Investigation of topography effect on antibacterial properties and biocompatibility of nanohydroxyapatites activated with zinc and copper ions: In vitro study of colloids, hydrogel scaffolds and pellets.

In the present work, nanohydroxyapatites (nHAp) doped with copper and/or zinc ions were investigated for the assessment of its antibacterial activity and biocompatibility. Three forms of material with diverse surfaces were tested: nanopowder in colloidal suspension, galactose hydrogel (3,6-Anhydro-α-l-Galacto-β-d-Galactan) scaffold and pellet. The structural and morphological properties of the obtained biomaterials were comprehensively determined by using: XRPD, FT-IR, SEM-EDS, AAS, XPS and EPR techniques. The antimicrobial active ions, mostly Cu2+, were successfully released from the apatite structure despite the material being suspended in the porous galactose hydrogel matrix. The colloidal solutions of nanohydroxyapatites on bacterial viability revealed moderate activity of Cu2+-doped materials against Escherichia coli strain and significant activity against Pseudomonas aeruginosa strain. The comparative study of bacterial attachment to the hydrogel and pellet surface indicated that hydrogels were more prone to be colonized by both tested strains. Moreover, an additive of the Cu2+ ion modified bacterial attachment and biofilms forming on nHAp:Cu2+ and nHAp:Cu2+-Zn2+ materials. In the case of hydrogels, the biofilms were scattered while these forming on other materials were more clumped. The cytotoxicity evaluation of tested biomaterials showed biocompatible properties of both nanomaterial colloidal solutions as well as galactose hydrogel eluates toward normal mouse osteoblast cell lines (7F2) and human chondrocytes (TC28A2) and osteosarcoma cell line (U2OS).

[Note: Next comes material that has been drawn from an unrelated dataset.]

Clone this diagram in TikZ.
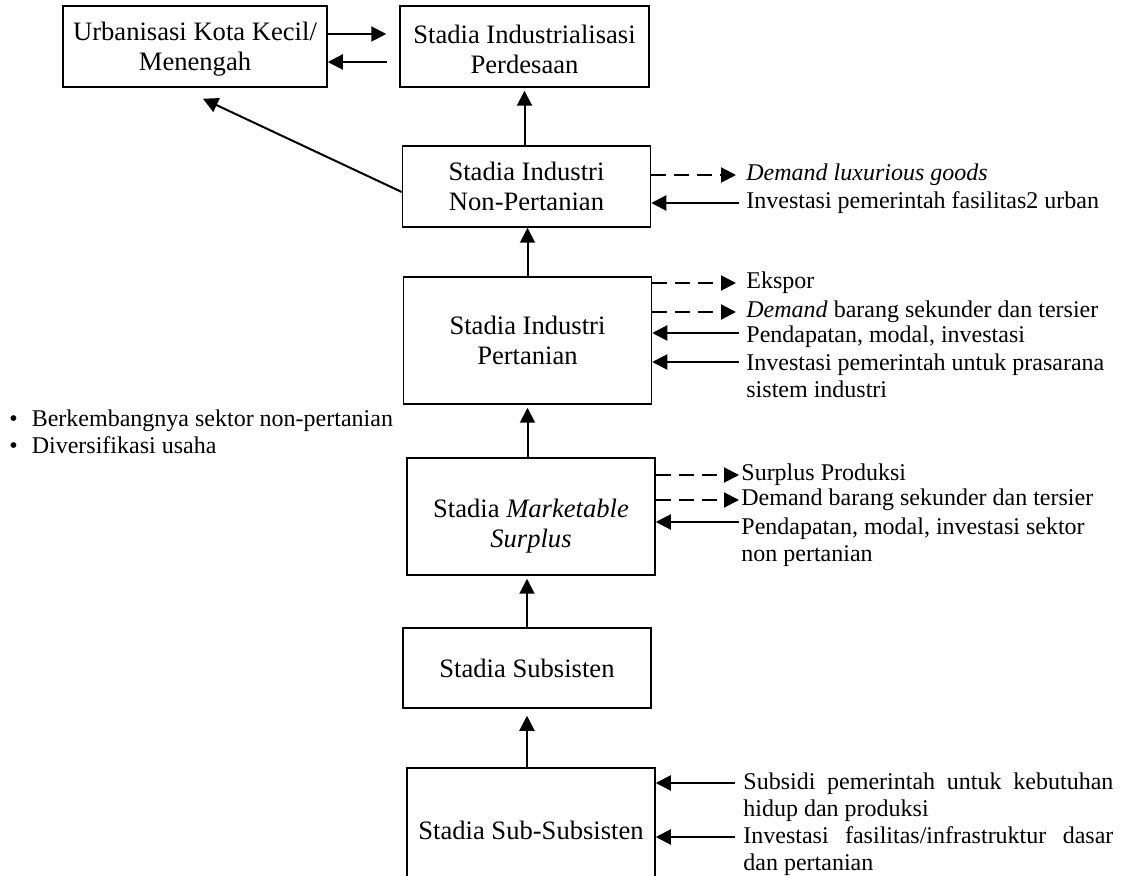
\documentclass[tikz,border=0pt]{standalone}
\usepackage{fontspec}
\setmainfont{Liberation Serif}
\usetikzlibrary{arrows.meta,calc,positioning}

\tikzset{
  stadia/.style={draw,line width=0.75pt,align=center,inner sep=2pt,minimum width=124pt,
    font=\fontsize{13.3pt}{15pt}\selectfont},
  pil/.style={-{Triangle[length=7.5pt,width=7.5pt]},line width=1pt},
  pilputus/.style={pil,dash pattern=on 7.5pt off 4pt},
  ket/.style={anchor=west,inner sep=0pt,align=left},
}

\begin{document}
\begin{tikzpicture}[x=0.5pt,y=-0.5pt,font=\fontsize{12pt}{13.8pt}\selectfont]
      \path[use as bounding box,clip] (0,0) rectangle (1135,876);
      \node[stadia,minimum width=132pt,minimum height=40.5pt] (urban) at (195,46.5) {\rule{0pt}{12pt}Urbanisasi Kota Kecil/\\Menengah};
      \node[stadia,minimum width=124.5pt,minimum height=40.5pt] (desa) at (524.5,46.5) {\rule{0pt}{12pt}Stadia Industrialisasi\\Perdesaan};
      \node[stadia,minimum height=40.5pt] (nonpert) at (526.5,186.5) {Stadia Industri\\Non-Pertanian};
      \node[stadia,minimum height=63.5pt] (pert) at (527.5,340.5) {Stadia Industri\\Pertanian};
      \node[stadia,minimum height=58.5pt] (market) at (531,516.5) {\rule{0pt}{19pt}Stadia \textit{Marketable}\\\textit{Surplus}};
      \node[stadia,minimum height=40pt] (subsis) at (527,668) {Stadia Subsisten};
      \node[stadia,minimum height=62pt] (subsub) at (531,830) {Stadia Sub-Subsisten};

      \draw[pil,shorten >=3.5pt] (subsis.south |- subsub.north) -- (subsis.south);
      \draw[pil,shorten >=1.5pt] (subsis.north) -- (subsis.north |- market.south);
      \draw[pil,shorten >=1.5pt] (pert.south |- market.north) -- (pert.south);
      \draw[pil] (pert.north) -- (pert.north |- nonpert.south);
      \draw[pil,shorten >=1.5pt] (desa.south |- nonpert.north) -- (desa.south);
      \draw[pil,shorten >=6.5pt] ([yshift=6.25pt]urban.east) -- ([yshift=6.25pt]urban.east -| desa.west);
      \draw[pil,shorten <=6pt] ([yshift=-7.75pt]desa.west) -- ([yshift=-7.75pt]desa.west -| urban.east);
      \draw[pil] ([yshift=-2.75pt]nonpert.west) -- ([xshift=4pt,yshift=-5.5pt]urban.south);

      \node[ket] (npA) at (746,175) {\textit{Demand luxurious goods}};
      \node[ket] (npB) at (746,203) {Investasi pemerintah fasilitas2 urban};
      \node[ket] (ptA) at (746,283) {Ekspor};
      \node[ket] (ptB) at (746,312) {\textit{Demand} barang sekunder dan tersier};
      \node[ket] (ptC) at (746,337) {Pendapatan, modal, investasi};
      \node[ket,anchor=north west] (ptD) at (746,353) {Investasi pemerintah untuk prasarana\\sistem industri};
      \node[ket] (mkA) at (741,475) {Surplus Produksi};
      \node[ket] (mkB) at (741,500) {Demand barang sekunder dan tersier};
      \node[ket,anchor=north west] (mkC) at (741,517) {Pendapatan, modal, investasi sektor\\non pertanian};
      \node[ket,anchor=north west] (ssA) at (743,772) {\makebox[185pt][s]{Subsidi pemerintah untuk kebutuhan}\\hidup dan produksi};
      \node[ket,anchor=north west] (ssB) at (743,826) {\makebox[185pt][s]{Investasi fasilitas/infrastruktur dasar}\\dan pertanian};
      \node[ket,anchor=north west] (ciri) at (9,409) {\textbullet\hspace{7pt}Berkembangnya sektor non-pertanian\\\textbullet\hspace{7pt}Diversifikasi usaha};

      \draw[pilputus,shorten >=5pt] (nonpert.east |- npA.west) -- (npA.west);
      \draw[pil,shorten <=3.5pt] (npB.west) -- (nonpert.east |- npB.west);
      \draw[pilputus,shorten >=5pt] (pert.east |- ptA.west) -- (ptA.west);
      \draw[pilputus,shorten >=5pt] (pert.east |- ptB.west) -- (ptB.west);
      \draw[pil,shorten <=3.5pt] ([yshift=2pt]ptC.west) -- ([yshift=2pt]ptC.west -| pert.east);
      \draw[pil,shorten <=3.5pt] ([yshift=-4.5pt]ptD.north west) -- ([yshift=-4.5pt]ptD.north west -| pert.east);
      \draw[pilputus,shorten >=1pt] (market.east |- mkA.west) -- (mkA.west);
      \draw[pilputus,shorten >=1pt] (market.east |- mkB.west) -- (mkB.west);
      \draw[pil,shorten <=1pt] ([yshift=-2.5pt]mkC.north west) -- ([yshift=-2.5pt]mkC.north west -| market.east);
      \draw[pil,shorten <=4pt] ([yshift=-5.5pt]ssA.north west) -- ([yshift=-5.5pt]ssA.north west -| subsub.east);
      \draw[pil,shorten <=4pt] ([yshift=-5.5pt]ssB.north west) -- ([yshift=-5.5pt]ssB.north west -| subsub.east);
    \end{tikzpicture}
\end{document}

The biocompatibility of tested materials was additionally confirmed by conducting a hemolysis assay which showed full hemocompatibility of nanopowder colloidal solutions and galactose-based materials. Furthermore, unaltered red blood cell morphology was visible after a short and long time of incubation with the obtained biomaterials by using confocal laser scanning microscopy (CLSM). The comparison research provided data of 7F2, TC28 and U2OS cell attachment to the galactose hydrogel surface.